Answer with a single number: the count of lines that hold "this".
##### DATASET EXCERPTS
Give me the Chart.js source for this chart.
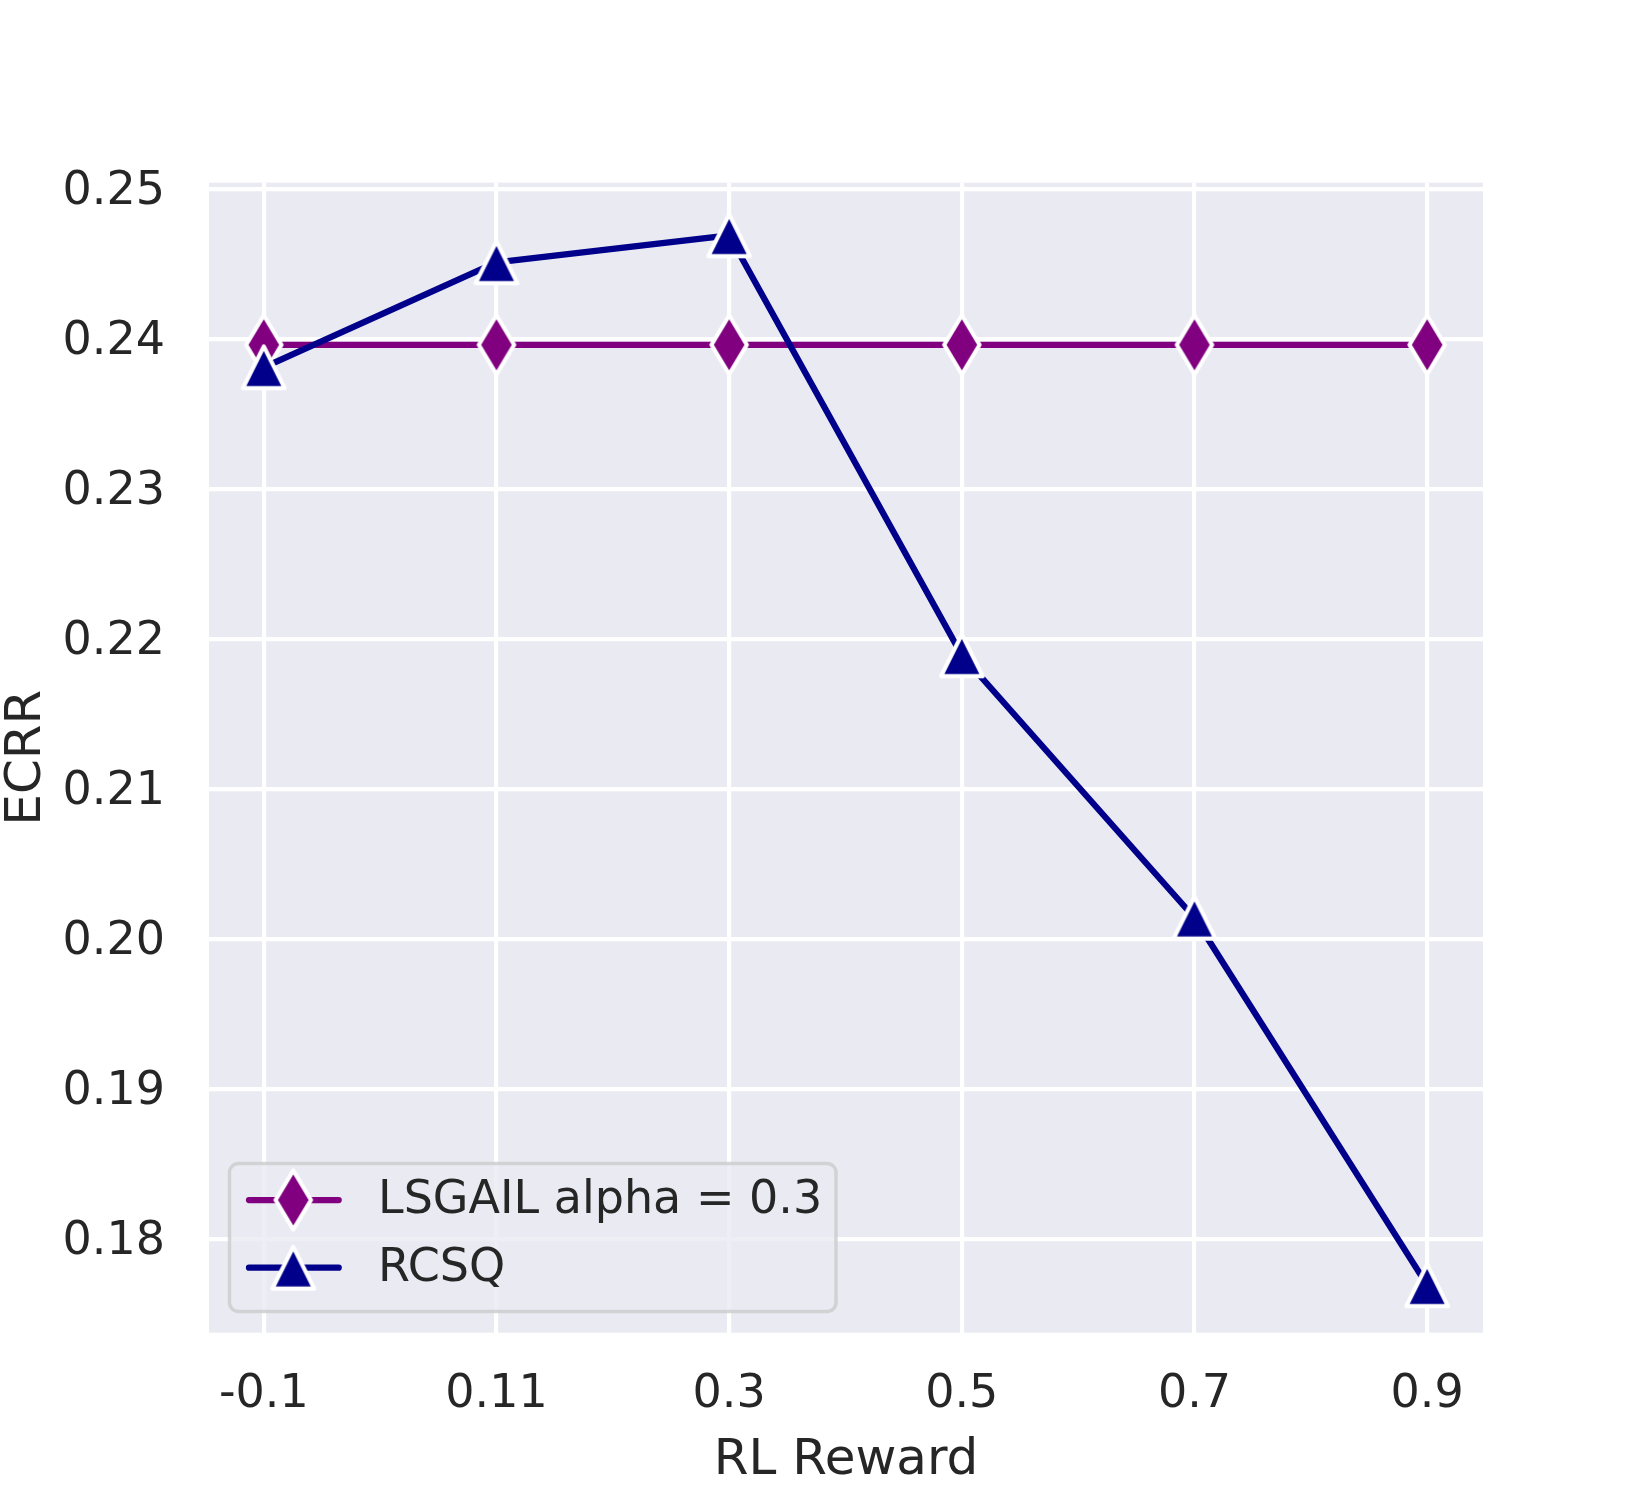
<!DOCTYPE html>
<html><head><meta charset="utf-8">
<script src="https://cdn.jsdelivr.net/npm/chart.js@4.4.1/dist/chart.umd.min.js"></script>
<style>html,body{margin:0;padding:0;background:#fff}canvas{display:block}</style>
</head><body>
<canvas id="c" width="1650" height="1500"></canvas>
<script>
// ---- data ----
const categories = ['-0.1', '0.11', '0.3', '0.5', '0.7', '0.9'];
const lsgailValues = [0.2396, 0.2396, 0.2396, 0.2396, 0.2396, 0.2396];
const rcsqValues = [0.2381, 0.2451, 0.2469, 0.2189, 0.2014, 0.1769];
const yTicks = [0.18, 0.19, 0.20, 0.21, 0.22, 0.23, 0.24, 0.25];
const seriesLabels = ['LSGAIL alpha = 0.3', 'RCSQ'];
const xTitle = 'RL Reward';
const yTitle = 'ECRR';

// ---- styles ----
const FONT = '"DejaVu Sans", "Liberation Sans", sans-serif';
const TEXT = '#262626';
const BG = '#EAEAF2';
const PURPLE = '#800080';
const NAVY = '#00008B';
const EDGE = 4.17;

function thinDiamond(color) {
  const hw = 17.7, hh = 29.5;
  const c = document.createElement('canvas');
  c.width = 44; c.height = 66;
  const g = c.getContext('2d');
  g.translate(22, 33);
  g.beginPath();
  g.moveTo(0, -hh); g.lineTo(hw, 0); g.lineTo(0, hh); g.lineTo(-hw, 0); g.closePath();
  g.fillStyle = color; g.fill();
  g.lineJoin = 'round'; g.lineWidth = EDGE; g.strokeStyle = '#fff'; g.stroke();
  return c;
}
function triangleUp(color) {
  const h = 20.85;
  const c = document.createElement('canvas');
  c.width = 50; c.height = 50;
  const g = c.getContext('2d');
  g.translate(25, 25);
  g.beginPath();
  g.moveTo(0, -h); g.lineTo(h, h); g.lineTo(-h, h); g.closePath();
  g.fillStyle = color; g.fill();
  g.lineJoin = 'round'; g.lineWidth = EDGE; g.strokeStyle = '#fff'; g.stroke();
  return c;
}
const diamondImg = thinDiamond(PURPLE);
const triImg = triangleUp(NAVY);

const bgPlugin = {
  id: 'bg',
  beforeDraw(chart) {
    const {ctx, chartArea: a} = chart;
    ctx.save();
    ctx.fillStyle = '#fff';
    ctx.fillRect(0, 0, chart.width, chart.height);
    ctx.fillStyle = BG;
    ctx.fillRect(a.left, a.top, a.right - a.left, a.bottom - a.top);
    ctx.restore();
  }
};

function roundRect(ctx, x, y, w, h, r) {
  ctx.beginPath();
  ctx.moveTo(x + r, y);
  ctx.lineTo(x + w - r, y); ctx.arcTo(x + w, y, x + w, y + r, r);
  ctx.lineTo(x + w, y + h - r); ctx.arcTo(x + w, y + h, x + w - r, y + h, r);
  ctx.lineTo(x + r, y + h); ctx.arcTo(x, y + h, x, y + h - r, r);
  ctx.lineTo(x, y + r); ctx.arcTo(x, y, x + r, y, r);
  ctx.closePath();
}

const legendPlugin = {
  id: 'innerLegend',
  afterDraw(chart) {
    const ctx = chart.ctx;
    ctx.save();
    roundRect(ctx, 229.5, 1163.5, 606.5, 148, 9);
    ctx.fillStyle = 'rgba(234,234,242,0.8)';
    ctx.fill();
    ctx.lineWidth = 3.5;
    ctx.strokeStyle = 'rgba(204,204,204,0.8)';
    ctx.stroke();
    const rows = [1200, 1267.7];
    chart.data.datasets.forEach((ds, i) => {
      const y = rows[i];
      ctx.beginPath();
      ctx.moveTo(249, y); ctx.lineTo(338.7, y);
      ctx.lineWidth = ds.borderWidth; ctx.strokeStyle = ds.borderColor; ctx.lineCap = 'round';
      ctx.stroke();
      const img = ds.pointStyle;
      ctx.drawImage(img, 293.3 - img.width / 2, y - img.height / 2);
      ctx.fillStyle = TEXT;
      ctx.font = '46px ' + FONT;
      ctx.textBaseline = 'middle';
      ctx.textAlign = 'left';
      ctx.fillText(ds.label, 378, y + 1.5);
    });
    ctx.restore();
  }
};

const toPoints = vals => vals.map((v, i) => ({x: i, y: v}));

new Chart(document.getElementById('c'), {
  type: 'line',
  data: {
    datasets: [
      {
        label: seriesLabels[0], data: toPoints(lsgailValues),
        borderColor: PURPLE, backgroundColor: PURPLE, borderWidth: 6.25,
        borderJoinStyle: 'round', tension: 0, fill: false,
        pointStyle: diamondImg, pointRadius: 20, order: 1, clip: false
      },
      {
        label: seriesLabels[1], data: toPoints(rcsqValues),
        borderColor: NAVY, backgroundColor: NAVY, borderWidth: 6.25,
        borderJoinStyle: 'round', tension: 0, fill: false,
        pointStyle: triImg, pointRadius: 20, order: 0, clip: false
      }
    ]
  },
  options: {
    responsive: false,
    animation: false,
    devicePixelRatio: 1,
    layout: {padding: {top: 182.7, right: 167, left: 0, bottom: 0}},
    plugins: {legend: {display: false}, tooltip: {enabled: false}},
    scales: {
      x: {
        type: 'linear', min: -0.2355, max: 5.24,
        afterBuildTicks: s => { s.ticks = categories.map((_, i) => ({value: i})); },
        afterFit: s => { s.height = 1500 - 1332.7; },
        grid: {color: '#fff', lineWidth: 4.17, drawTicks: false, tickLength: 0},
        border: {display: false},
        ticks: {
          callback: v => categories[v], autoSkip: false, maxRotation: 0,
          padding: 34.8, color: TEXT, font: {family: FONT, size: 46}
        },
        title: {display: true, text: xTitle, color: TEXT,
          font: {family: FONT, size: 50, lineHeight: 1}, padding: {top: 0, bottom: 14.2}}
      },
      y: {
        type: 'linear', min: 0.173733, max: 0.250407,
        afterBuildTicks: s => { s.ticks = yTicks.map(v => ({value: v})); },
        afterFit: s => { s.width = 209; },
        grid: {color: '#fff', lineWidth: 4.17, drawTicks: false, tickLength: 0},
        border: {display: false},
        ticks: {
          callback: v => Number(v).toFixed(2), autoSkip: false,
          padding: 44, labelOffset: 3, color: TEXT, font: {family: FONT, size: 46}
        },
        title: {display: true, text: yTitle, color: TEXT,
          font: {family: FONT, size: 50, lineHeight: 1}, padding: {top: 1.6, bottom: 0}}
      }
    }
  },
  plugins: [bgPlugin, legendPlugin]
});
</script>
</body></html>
##########
##### DATASET EXCERPTS
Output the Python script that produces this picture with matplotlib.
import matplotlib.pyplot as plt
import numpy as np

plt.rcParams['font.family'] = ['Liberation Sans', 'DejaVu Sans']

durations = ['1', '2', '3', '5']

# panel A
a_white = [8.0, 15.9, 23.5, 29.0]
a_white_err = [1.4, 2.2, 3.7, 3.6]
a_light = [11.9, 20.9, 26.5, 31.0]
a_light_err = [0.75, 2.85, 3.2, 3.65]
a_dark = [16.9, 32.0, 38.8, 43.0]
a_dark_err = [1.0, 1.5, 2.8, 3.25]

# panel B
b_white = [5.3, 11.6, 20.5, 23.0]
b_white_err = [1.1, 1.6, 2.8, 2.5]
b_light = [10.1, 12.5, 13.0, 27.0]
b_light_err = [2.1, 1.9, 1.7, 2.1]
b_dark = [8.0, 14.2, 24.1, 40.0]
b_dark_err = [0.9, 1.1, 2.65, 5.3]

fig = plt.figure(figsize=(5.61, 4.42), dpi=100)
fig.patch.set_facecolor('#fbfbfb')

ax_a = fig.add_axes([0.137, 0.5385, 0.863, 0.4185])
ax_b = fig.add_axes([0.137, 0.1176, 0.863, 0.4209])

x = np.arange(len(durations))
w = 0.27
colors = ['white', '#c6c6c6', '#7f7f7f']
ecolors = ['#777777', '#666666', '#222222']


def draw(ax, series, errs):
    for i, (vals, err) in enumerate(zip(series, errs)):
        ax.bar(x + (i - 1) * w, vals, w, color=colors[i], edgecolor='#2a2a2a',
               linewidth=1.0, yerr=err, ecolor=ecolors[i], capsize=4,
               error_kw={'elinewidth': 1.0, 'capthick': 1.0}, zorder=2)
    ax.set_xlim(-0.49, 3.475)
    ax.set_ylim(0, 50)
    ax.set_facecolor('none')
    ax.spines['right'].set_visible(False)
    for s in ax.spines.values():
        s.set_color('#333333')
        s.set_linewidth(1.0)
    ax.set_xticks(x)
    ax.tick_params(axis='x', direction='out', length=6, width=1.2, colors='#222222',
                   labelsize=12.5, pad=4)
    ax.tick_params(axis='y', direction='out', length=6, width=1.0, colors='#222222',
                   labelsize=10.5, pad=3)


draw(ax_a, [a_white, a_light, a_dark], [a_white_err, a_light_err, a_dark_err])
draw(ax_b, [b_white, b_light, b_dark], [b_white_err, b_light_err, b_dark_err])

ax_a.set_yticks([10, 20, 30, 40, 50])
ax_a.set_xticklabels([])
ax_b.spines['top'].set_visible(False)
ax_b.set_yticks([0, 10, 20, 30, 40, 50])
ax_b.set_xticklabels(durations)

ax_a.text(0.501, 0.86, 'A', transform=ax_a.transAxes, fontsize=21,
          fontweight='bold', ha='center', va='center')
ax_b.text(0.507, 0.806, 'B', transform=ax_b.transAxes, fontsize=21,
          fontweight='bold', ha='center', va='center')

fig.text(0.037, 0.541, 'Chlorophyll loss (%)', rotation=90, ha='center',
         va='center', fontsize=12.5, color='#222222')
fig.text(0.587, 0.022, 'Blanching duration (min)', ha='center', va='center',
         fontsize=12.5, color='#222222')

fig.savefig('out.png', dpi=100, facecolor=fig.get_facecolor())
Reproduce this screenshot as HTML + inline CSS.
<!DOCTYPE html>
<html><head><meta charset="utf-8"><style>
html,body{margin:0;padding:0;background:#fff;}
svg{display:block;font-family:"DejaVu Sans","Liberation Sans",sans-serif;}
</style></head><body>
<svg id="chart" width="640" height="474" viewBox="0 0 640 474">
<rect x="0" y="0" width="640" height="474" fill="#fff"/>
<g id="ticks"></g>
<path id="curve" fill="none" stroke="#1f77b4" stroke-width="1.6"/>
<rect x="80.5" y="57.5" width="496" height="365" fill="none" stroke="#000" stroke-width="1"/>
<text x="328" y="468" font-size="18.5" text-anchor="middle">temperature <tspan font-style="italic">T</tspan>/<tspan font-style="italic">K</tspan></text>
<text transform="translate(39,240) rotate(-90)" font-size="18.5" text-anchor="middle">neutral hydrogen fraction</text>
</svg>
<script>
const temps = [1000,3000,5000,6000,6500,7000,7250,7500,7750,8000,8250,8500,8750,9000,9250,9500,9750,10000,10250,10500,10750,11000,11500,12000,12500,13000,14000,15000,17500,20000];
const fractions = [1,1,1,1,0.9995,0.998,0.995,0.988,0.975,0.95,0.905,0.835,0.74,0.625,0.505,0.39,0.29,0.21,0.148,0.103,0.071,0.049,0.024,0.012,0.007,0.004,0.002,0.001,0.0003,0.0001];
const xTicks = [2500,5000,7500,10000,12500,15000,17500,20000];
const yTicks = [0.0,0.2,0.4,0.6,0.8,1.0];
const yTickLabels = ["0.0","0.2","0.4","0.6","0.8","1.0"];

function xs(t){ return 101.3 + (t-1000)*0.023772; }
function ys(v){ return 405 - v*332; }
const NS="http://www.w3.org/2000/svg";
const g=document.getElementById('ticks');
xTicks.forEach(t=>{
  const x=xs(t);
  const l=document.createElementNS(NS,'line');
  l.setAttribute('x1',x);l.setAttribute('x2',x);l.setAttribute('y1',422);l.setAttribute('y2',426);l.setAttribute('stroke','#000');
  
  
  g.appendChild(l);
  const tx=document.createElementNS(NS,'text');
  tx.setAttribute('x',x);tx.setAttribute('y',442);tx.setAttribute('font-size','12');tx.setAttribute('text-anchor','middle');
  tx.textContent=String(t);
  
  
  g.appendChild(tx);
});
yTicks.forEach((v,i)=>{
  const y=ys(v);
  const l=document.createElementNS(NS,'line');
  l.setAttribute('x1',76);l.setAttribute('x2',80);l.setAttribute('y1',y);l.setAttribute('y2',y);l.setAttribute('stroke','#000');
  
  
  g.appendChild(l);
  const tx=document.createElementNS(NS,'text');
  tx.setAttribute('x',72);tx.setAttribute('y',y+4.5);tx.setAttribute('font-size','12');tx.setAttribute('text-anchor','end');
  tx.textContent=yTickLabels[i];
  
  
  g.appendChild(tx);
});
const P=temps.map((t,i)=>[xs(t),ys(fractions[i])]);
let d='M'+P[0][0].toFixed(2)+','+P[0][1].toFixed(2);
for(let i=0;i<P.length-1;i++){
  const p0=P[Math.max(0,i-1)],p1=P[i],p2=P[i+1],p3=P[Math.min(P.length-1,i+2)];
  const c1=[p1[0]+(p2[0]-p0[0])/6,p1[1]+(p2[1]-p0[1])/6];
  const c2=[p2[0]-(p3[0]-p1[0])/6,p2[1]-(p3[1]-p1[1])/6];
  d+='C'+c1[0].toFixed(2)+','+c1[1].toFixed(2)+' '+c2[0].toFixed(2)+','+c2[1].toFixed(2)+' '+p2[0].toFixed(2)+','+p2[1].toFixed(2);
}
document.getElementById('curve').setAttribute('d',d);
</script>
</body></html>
##########
■ **EXPECTED ANSWER**: 3